Religious sites such as churches, temples, mosques and synagogues might be places to worship but they’re appealing places to be a tourist too.
Whether you’re primarily interested in history, architecture, culture or religion/spirituality, there are plenty of experiences to have visiting Sydney’s worship spots.
Here are four Sydney worship sites – some super close to Song Hotel – that are great showcases of how religious culture/belief has shaped the city.
St Mary’s Cathedral
St Mary’s Cathedral is an obvious starting point to immerse yourself in the full flavour of Christianity.
The spiritual home of Sydney’s Catholic community is situated on the site of the first Catholic Chapel in Australia and it seats the Archbishop of Sydney.
The church is a 75 metre-tall monument of honeyed sandstone fashioned in the style of Gothic revival architecture.
It attracts 3000 visitors and tourists on a daily basis and its location opposite Hyde Park makes it a handy destination if you’re staying at Song Hotel.

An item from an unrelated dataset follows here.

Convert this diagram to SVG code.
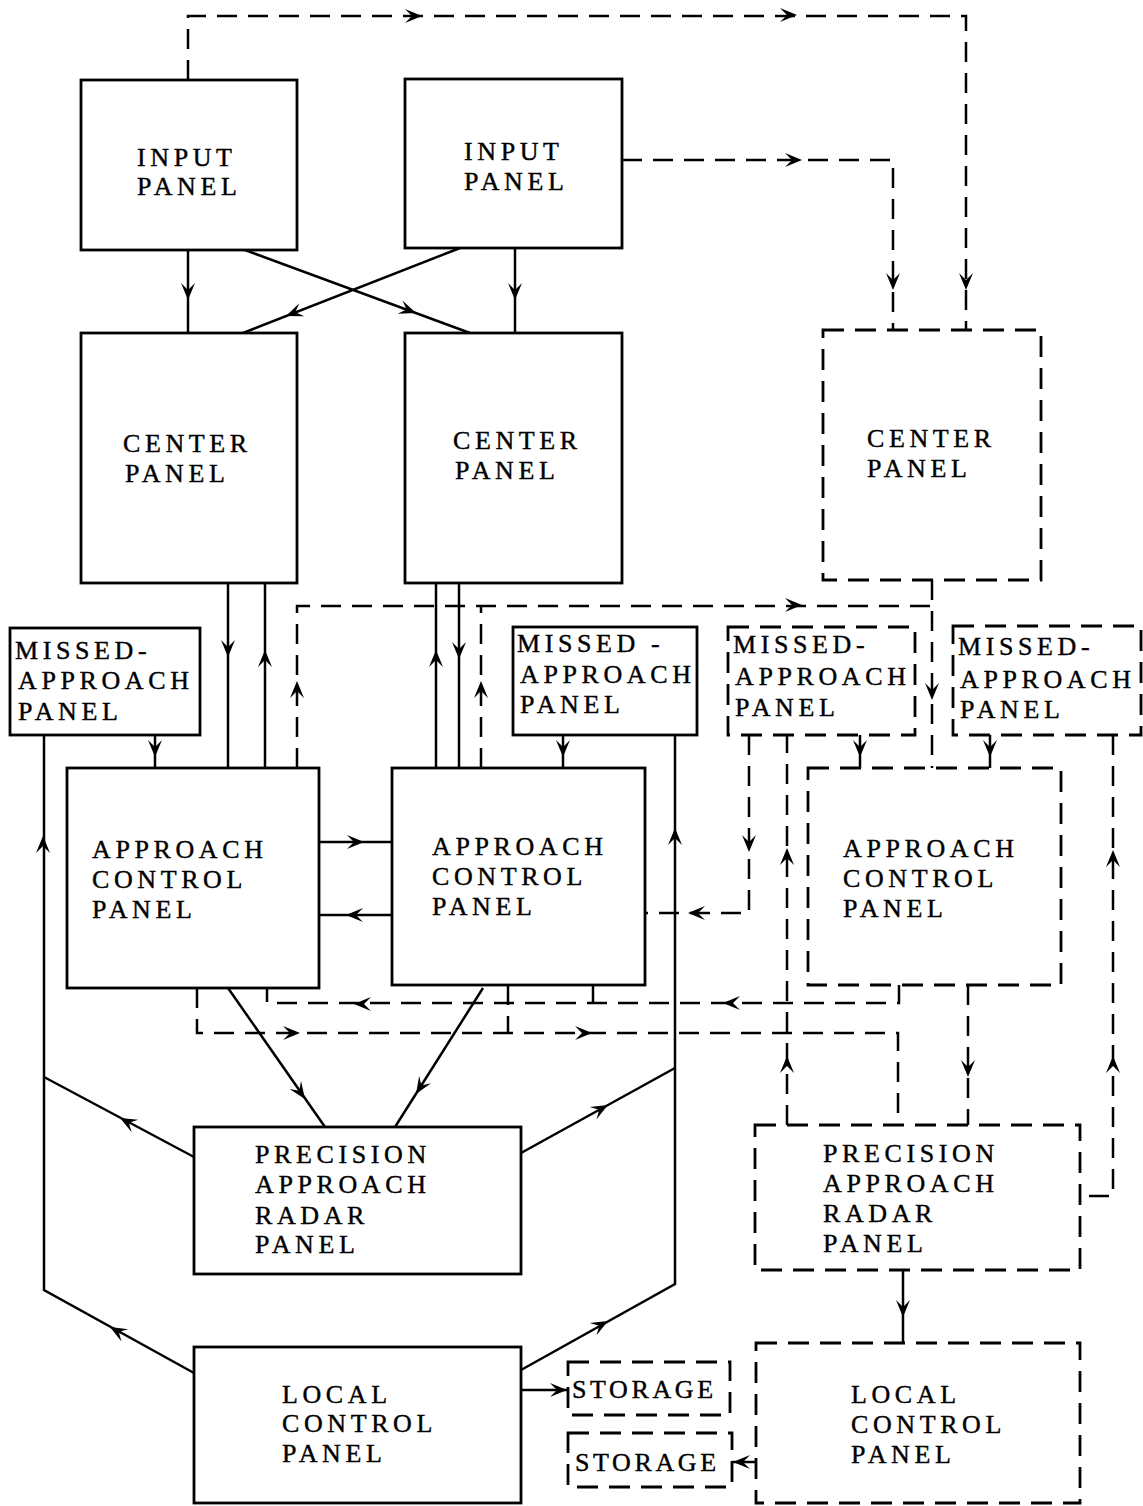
<svg xmlns="http://www.w3.org/2000/svg" xmlns:xlink="http://www.w3.org/1999/xlink" width="1143" height="1506" viewBox="0 0 1143 1506">
<style>
.box{fill:#fff;stroke:#000;stroke-width:2.8}
.dbox{fill:#fff;stroke:#000;stroke-width:2.8;stroke-dasharray:21 11}
.ln{fill:none;stroke:#000;stroke-width:2.5}
.dl{fill:none;stroke:#000;stroke-width:2.5;stroke-dasharray:20 11}
text{font-family:"Liberation Serif","Times New Roman",serif;font-size:26px;letter-spacing:4.6px;fill:#000;stroke:#000;stroke-width:0.4}
.st{letter-spacing:3.6px}
</style>
<defs>
<path id="ah" d="M0,0 L-17,-7 L-10,0 L-17,7 Z" fill="#000"/>
</defs>
<rect width="1143" height="1506" fill="#fff"/>

<g id="connectors">
<path class="dl" d="M188,80 V16 H966 V330"/>
<path class="dl" d="M622,160 H893 V330"/>
<use xlink:href="#ah" transform="translate(422,16)"/>
<use xlink:href="#ah" transform="translate(797,15)"/>
<use xlink:href="#ah" transform="translate(966,290) rotate(90)"/>
<use xlink:href="#ah" transform="translate(802,160)"/>
<use xlink:href="#ah" transform="translate(893,290) rotate(90)"/>
<path class="ln" d="M188,250 V333"/>
<path class="ln" d="M515,248 V333"/>
<path class="ln" d="M245,250 L470,333"/>
<path class="ln" d="M460,248 L243,333"/>
<use xlink:href="#ah" transform="translate(188,300) rotate(90)"/>
<use xlink:href="#ah" transform="translate(515,300) rotate(90)"/>
<use xlink:href="#ah" transform="translate(416,313) rotate(20.2)"/>
<use xlink:href="#ah" transform="translate(286,316) rotate(158.6)"/>
<path class="ln" d="M228,583 V768"/>
<path class="ln" d="M265,583 V768"/>
<path class="ln" d="M436,583 V768"/>
<path class="ln" d="M459,583 V768"/>
<use xlink:href="#ah" transform="translate(228,657) rotate(90)"/>
<use xlink:href="#ah" transform="translate(265,650) rotate(270)"/>
<use xlink:href="#ah" transform="translate(436,650) rotate(270)"/>
<use xlink:href="#ah" transform="translate(459,659) rotate(90)"/>
<path class="dl" d="M297,768 V606 H932"/>
<path class="dl" d="M481,768 V606"/>
<path class="dl" d="M932,580 V768"/>
<use xlink:href="#ah" transform="translate(297,681) rotate(270)"/>
<use xlink:href="#ah" transform="translate(481,681) rotate(270)"/>
<use xlink:href="#ah" transform="translate(802,605)"/>
<use xlink:href="#ah" transform="translate(932,700) rotate(90)"/>
<path class="ln" d="M155,735 V768"/>
<path class="ln" d="M563,735 V768"/>
<path class="ln" d="M860,735 V768"/>
<path class="ln" d="M990,735 V768"/>
<use xlink:href="#ah" transform="translate(155,757) rotate(90)"/>
<use xlink:href="#ah" transform="translate(563,757) rotate(90)"/>
<use xlink:href="#ah" transform="translate(860,757) rotate(90)"/>
<use xlink:href="#ah" transform="translate(990,757) rotate(90)"/>
<path class="ln" d="M319,842 H392"/>
<path class="ln" d="M392,915 H319"/>
<use xlink:href="#ah" transform="translate(364,842)"/>
<use xlink:href="#ah" transform="translate(346,915) rotate(180)"/>
<path class="dl" d="M749,735 V913 H645"/>
<use xlink:href="#ah" transform="translate(749,852) rotate(90)"/>
<use xlink:href="#ah" transform="translate(688,913) rotate(180)"/>
<path class="dl" d="M787,1125 V735"/>
<use xlink:href="#ah" transform="translate(787,848) rotate(270)"/>
<use xlink:href="#ah" transform="translate(787,1056) rotate(270)"/>
<path class="dl" d="M1113,735 V1196 H1080"/>
<use xlink:href="#ah" transform="translate(1113,850) rotate(270)"/>
<use xlink:href="#ah" transform="translate(1113,1056) rotate(270)"/>
<path class="dl" d="M899,985 V1003 H267 V988"/>
<path class="dl" d="M593,985 V1003"/>
<use xlink:href="#ah" transform="translate(723,1003) rotate(180)"/>
<use xlink:href="#ah" transform="translate(354,1004) rotate(180)"/>
<path class="dl" d="M197,988 V1033 H898 V1125"/>
<path class="dl" d="M508,985 V1033"/>
<use xlink:href="#ah" transform="translate(300,1033)"/>
<use xlink:href="#ah" transform="translate(592,1033)"/>
<path class="dl" d="M968,985 V1125"/>
<use xlink:href="#ah" transform="translate(968,1077) rotate(90)"/>
<path class="ln" d="M228,988 L325,1127"/>
<path class="ln" d="M483,988 L395,1127"/>
<use xlink:href="#ah" transform="translate(305,1099) rotate(55.1)"/>
<use xlink:href="#ah" transform="translate(416,1094) rotate(122.3)"/>
<path class="ln" d="M194,1373 L44,1290 V735"/>
<path class="ln" d="M194,1157 L44,1077"/>
<use xlink:href="#ah" transform="translate(43,836) rotate(270)"/>
<use xlink:href="#ah" transform="translate(120,1118) rotate(208.1)"/>
<use xlink:href="#ah" transform="translate(110,1327) rotate(209.1)"/>
<path class="ln" d="M521,1370 L675,1284 V735"/>
<path class="ln" d="M521,1153 L675,1068"/>
<use xlink:href="#ah" transform="translate(675,828) rotate(270)"/>
<use xlink:href="#ah" transform="translate(608,1105) rotate(-28.9)"/>
<use xlink:href="#ah" transform="translate(608,1321) rotate(-29)"/>
<path class="ln" d="M903,1270 V1343"/>
<use xlink:href="#ah" transform="translate(903,1317) rotate(90)"/>
<path class="ln" d="M521,1390 H568"/>
<use xlink:href="#ah" transform="translate(567,1390)"/>
<path class="ln" d="M756,1462 H732"/>
<use xlink:href="#ah" transform="translate(733,1462) rotate(180)"/>
</g>

<g id="input1"><rect class="box" x="81" y="80" width="216" height="170"/>
<text x="137" y="166">INPUT</text><text x="137" y="195">PANEL</text></g>
<g id="input2"><rect class="box" x="405" y="79" width="217" height="169"/>
<text x="464" y="160">INPUT</text><text x="464" y="190">PANEL</text></g>

<g id="center1"><rect class="box" x="81" y="333" width="216" height="250"/>
<text x="123" y="452">CENTER</text><text x="125" y="482">PANEL</text></g>
<g id="center2"><rect class="box" x="405" y="333" width="217" height="250"/>
<text x="453" y="449">CENTER</text><text x="455" y="479">PANEL</text></g>
<g id="center3"><rect class="dbox" x="823" y="330" width="218" height="250"/>
<text x="867" y="447">CENTER</text><text x="867" y="477">PANEL</text></g>

<g id="missed1"><rect class="box" x="10" y="628" width="190" height="107"/>
<text x="15" y="659">MISSED-</text><text x="18" y="689">APPROACH</text><text x="18" y="720">PANEL</text></g>
<g id="missed2"><rect class="box" x="513" y="627" width="184" height="108"/>
<text x="517" y="652">MISSED -</text><text x="520" y="683">APPROACH</text><text x="520" y="713">PANEL</text></g>
<g id="missed3"><rect class="dbox" x="728" y="627" width="187" height="108"/>
<text x="733" y="653">MISSED-</text><text x="735" y="685">APPROACH</text><text x="735" y="716">PANEL</text></g>
<g id="missed4"><rect class="dbox" x="953" y="626" width="188" height="109"/>
<text x="958" y="655">MISSED-</text><text x="960" y="688">APPROACH</text><text x="960" y="718">PANEL</text></g>

<g id="approach1"><rect class="box" x="67" y="768" width="252" height="220"/>
<text x="92" y="858">APPROACH</text><text x="92" y="888">CONTROL</text><text x="92" y="918">PANEL</text></g>
<g id="approach2"><rect class="box" x="392" y="768" width="253" height="217"/>
<text x="432" y="855">APPROACH</text><text x="432" y="885">CONTROL</text><text x="432" y="915">PANEL</text></g>
<g id="approach3"><rect class="dbox" x="808" y="768" width="253" height="217"/>
<text x="843" y="857">APPROACH</text><text x="843" y="887">CONTROL</text><text x="843" y="917">PANEL</text></g>

<g id="par1"><rect class="box" x="194" y="1127" width="327" height="147"/>
<text x="255" y="1163">PRECISION</text><text x="255" y="1193">APPROACH</text><text x="255" y="1224">RADAR</text><text x="255" y="1253">PANEL</text></g>
<g id="par2"><rect class="dbox" x="755" y="1125" width="325" height="145"/>
<text x="823" y="1162">PRECISION</text><text x="823" y="1192">APPROACH</text><text x="823" y="1222">RADAR</text><text x="823" y="1252">PANEL</text></g>

<g id="local1"><rect class="box" x="194" y="1347" width="327" height="156"/>
<text x="282" y="1403">LOCAL</text><text x="282" y="1432">CONTROL</text><text x="282" y="1462">PANEL</text></g>
<g id="local2"><rect class="dbox" x="756" y="1343" width="324" height="160"/>
<text x="851" y="1403">LOCAL</text><text x="851" y="1433">CONTROL</text><text x="851" y="1463">PANEL</text></g>

<g id="storage1"><rect class="dbox" x="568" y="1362" width="162" height="53"/>
<text class="st" x="572" y="1398">STORAGE</text></g>
<g id="storage2"><rect class="dbox" x="568" y="1433" width="164" height="54"/>
<text class="st" x="575" y="1471">STORAGE</text></g>
</svg>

Entry into the Cathedral is free (however donations for the church’s upkeep are much appreciated) and the church welcomes the public through guided tours that showcase must-sees such as the Crypt and its signature terrazzo floor.
The Great Synagogue
The Great Synagogue is the oldest surviving synagogue of all those presently operating in NSW.
Public tours – available weekly for a small fee – pit you with volunteers who ply their specialised knowledge to talk about different characteristics of the synagogue and general aspects of Jewish life and history.
The grandiose architecture, religious artefacts and Hebrew documents are all part of the appeal of touring this iconic site too.
The Great Synagogue has been the centre of Jewish group worship and culture in central Sydney since its origins in the 19th century.
Auburn Gallipoli Mosque
Auburn Gallipoli Mosque’s volunteer-led tours are a plum way to learn about the Islamic faith. You’ll get to listen to guides who have special knowledge of the history of the mosque, the community that revolves around it and Islam’s five tenets.
Construction on the mosque, a prized exemplar of traditional Ottoman architecture, started in 1986 and finished in 1999. Most of the materials are imported from Turkey or designed by Turkish artisans and the worship space largely owes to funding generated by the local Turkish community.
The mosque is reached far with a large central dome flanked by eight smaller domes and two minarets, windows glazed with coloured glass, chandeliers inside and light pools that create a tranquil atmosphere perfect for ritual and worship.
The Mosque attracts large numbers of worshippers every week and thrives as a hub of linguistic education, community and cultural activities for Sydney’s Islamic faithful.
Sze Yup Temple
This quiet Buddhist temple is dedicated to Kwan Yu, an ancient warrior whose significant role in a number of third-century Chinese battles saw him immortalised into the god Kwan Ti, a symbol of integrity and loyalty.
Sze Yup Temple has been a sacred destination for the Chinese community since it was built in a quiet quarter of Glebe in 1898 – and reconstructed in 1955 following a fire.
Odds are you’ll find it hard to miss the temple’s distinct aura as you encounter the two stone lions that guard its archway, the central temple of red brick (echoing village temples in southern Chinese provinces), the embroidered images of Kwan Ti at the altar and engraved couplets and prayers that dot the wall by an imposing drum and gong.
The temple, one of just two places of worship for NSW’s ethnic Chinese that precedes the 1960s, is a hotspot of peace and tranquility. You can take extra heart in knowing it’s recognised for giving good luck too.